A photo posted by Topos Bookstore Cafe (@toposbookstore) on Jan 24, 2016 at 5:53pm PST

Around six o’clock, the employees began to prepare for the store’s one-year anniversary party. Kira Josefsson, a Swedish writer and translator who works Sundays, strung streamers between the lights and put up dollar-store decorations: crepe-paper pineapples, flowerpots, strawberries. The employees moved the tables and chairs aside, and laid out big trays full of cheese, figs, baklava, rugelach. The music changed to disco. Partygoers began to file in, until the windows were fogged and the room became claustrophobically full. Oberlink told a story about the time a squirrel got into the store and hid behind the Murakami section.

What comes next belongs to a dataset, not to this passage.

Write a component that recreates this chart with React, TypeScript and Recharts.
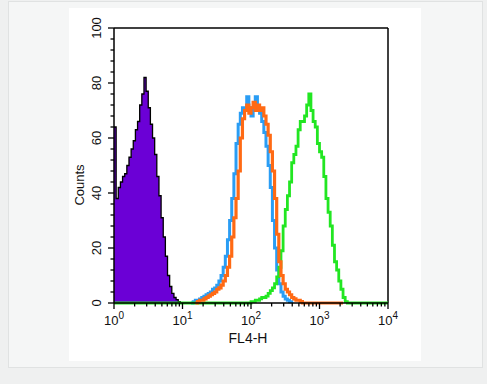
import { Area, ComposedChart, Line, ReferenceLine, XAxis, YAxis } from "recharts";

// 32 channels per decade, 4 decades (10^0 .. 10^4)
const binsPerDecade = 32;
const totalBins = 128;

const decadeTicks = [0, 1, 2, 3, 4];
const majorCountTicks = [0, 20, 40, 60, 80, 100];

// isotype control (purple filled)
const isotypeStart = 0;
const isotypeCounts = [
  64, 38, 42, 44, 46, 47, 50, 53, 56, 59, 63, 66, 72, 76, 82, 77, 71, 65, 60,
  54, 46, 39, 31, 24, 17, 10, 6, 3.5, 2, 1.2, 0.5, 0,
];

// blue sample
const blueStart = 36;
const blueCounts = [
  0, 0.5, 1, 1, 1.5, 2, 2.5, 3, 3.5, 4, 5, 5.5, 6.5, 8, 10, 13, 17, 23, 30, 38,
  47, 58, 65, 69, 71, 70, 75, 71, 68, 70, 75, 71, 69, 66, 62, 57, 50, 42, 30,
  20, 12, 7, 4, 2.5, 1.5, 1, 0.5, 0,
];

// orange sample
const orangeStart = 38;
const orangeCounts = [
  0, 0.5, 1, 1, 1.5, 2, 2.5, 3, 3.5, 4, 5, 5.5, 6.5, 8, 10, 13, 17, 24, 31, 38,
  48, 60, 67, 70, 72, 69, 71, 73, 70, 72, 70, 71, 68, 65, 61, 55, 48, 38, 25,
  15, 10, 7, 5, 4, 3, 2, 1.5, 1, 1, 0.5, 0, 0, 0, 0, 0, 0, 0, 0, 0, 0, 0, 0, 0,
  0, 0, 0, 0, 0, 0, 0,
];

// green sample
const greenStart = 63;
const greenCounts = [
  0, 0.5, 0.5, 1, 1, 1.5, 2, 2, 2.5, 3.5, 4.5, 5.5, 7, 9.5, 13, 19, 28, 34, 39,
  44, 51, 54, 57, 63, 66, 66, 68, 72, 76, 70, 66, 64, 58, 55, 53, 46, 38, 33,
  28, 21, 15, 12, 8, 5, 2, 0.5, 0,
];

const pick = (arr: number[], start: number, i: number) =>
  i >= start && i < start + arr.length ? arr[i - start] : null;

const rows = Array.from({ length: totalBins + 1 }, (_, i) => ({
  x: i / binsPerDecade,
  isotype: pick(isotypeCounts, isotypeStart, i),
  blue: pick(blueCounts, blueStart, i),
  orange: pick(orangeCounts, orangeStart, i),
  green: pick(greenCounts, greenStart, i) ?? 0,
}));

const minorLog = [2, 3, 4, 5, 6, 7, 8, 9].map((k) => Math.log10(k));
const xTicks = [
  ...decadeTicks,
  ...decadeTicks.slice(0, 4).flatMap((d) => minorLog.map((m) => d + m)),
].sort((a, b) => a - b);
const yTicks = Array.from({ length: 26 }, (_, i) => i * 4);

const font = "'Liberation Sans', Arial, sans-serif";

function XTick({ x, y, payload }: any) {
  const v = payload.value;
  const major = Math.abs(v - Math.round(v)) < 1e-6;
  return (
    <g>
      <line x1={x} x2={x} y1={y} y2={y + (major ? 6 : 3.5)} stroke="#000" strokeWidth={1.3} />
      {major && (
        <text x={x} y={y + 22} textAnchor="middle" fontSize={13} fontFamily={font} fill="#111">
          10
          <tspan dy={-6} fontSize={10}>
            {Math.round(v)}
          </tspan>
        </text>
      )}
    </g>
  );
}

function YTick({ x, y, payload }: any) {
  const v = payload.value;
  const major = majorCountTicks.includes(v);
  return (
    <g>
      <line x1={x - (major ? 6 : 3.5)} x2={x} y1={y} y2={y} stroke="#000" strokeWidth={1.3} />
      {major && (
        <text
          transform={`translate(${x - 13},${y}) rotate(-90)`}
          textAnchor="middle"
          fontSize={13}
          fontFamily={font}
          fill="#111"
        >
          {v}
        </text>
      )}
    </g>
  );
}

export default function App() {
  return (
    <div style={{ position: "absolute", left: 0, top: 0, width: 487, height: 384, background: "#eff0f0" }}>
      <div
        style={{
          position: "absolute",
          left: 8,
          top: 1,
          width: 473,
          height: 365,
          background: "#f5f6f6",
          border: "1px solid #e0e2e2",
        }}
      />
      <div style={{ position: "absolute", left: 69, top: 8, width: 352, height: 353, background: "#fff" }}>
        <ComposedChart
          width={352}
          height={353}
          data={rows}
          margin={{ top: 20, right: 33, left: 15, bottom: 28 }}
        >
          <XAxis
            type="number"
            dataKey="x"
            domain={[0, 4]}
            ticks={xTicks}
            interval={0}
            tickSize={0}
            tickMargin={0}
            tick={<XTick />}
            height={30}
            axisLine={{ stroke: "#000", strokeWidth: 1.5 }}
            allowDataOverflow
            label={{
              content: ({ viewBox }: any) => (
                <text
                  x={viewBox.x + viewBox.width / 2 - 3}
                  y={viewBox.y + 40}
                  textAnchor="middle"
                  fontSize={14}
                  fontFamily={font}
                  fill="#111"
                >
                  FL4-H
                </text>
              ),
            }}
          />
          <YAxis
            type="number"
            domain={[0, 100]}
            ticks={yTicks}
            interval={0}
            tickSize={0}
            tickMargin={0}
            tick={<YTick />}
            width={30}
            axisLine={{ stroke: "#000", strokeWidth: 1.5 }}
            label={{
              content: ({ viewBox }: any) => (
                <text
                  transform={`translate(${viewBox.x},${viewBox.y + 157}) rotate(-90)`}
                  textAnchor="middle"
                  fontSize={13}
                  fontFamily={font}
                  fill="#111"
                >
                  Counts
                </text>
              ),
            }}
          />
          <ReferenceLine y={100} stroke="#000" strokeWidth={1.5} />
          <ReferenceLine x={4} stroke="#000" strokeWidth={1.5} />
          <Area
            type="stepAfter"
            dataKey="isotype"
            stroke="#000"
            strokeWidth={1.3}
            fill="#6b00d6"
            fillOpacity={1}
            isAnimationActive={false}
          />
          <Line type="stepAfter" dataKey="blue" stroke="#2a9df4" strokeWidth={3} dot={false} isAnimationActive={false} />
          <Line type="stepAfter" dataKey="green" stroke="#22e622" strokeWidth={2.8} dot={false} isAnimationActive={false} />
          <Line type="stepAfter" dataKey="orange" stroke="#ff6a14" strokeWidth={3.2} dot={false} isAnimationActive={false} />
        </ComposedChart>
      </div>
    </div>
  );
}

As the evening wound down, Björkenheim tapped his glass with a spoon. “I wanted to make this more of a celebration of this world we’re building here, rather than just Topos the bookstore, Topos the café,” he said. “It’s our first anniversary, but it’s also the anniversary of something more that happens within these confines. I think that’s what we’re truly celebrating — not just this institution, this cold, impersonal institution that is Topos.” Everyone laughed knowingly, and Björkenheim trailed off. “Anyway, thanks for coming,” he said. “Please finish the cheese.”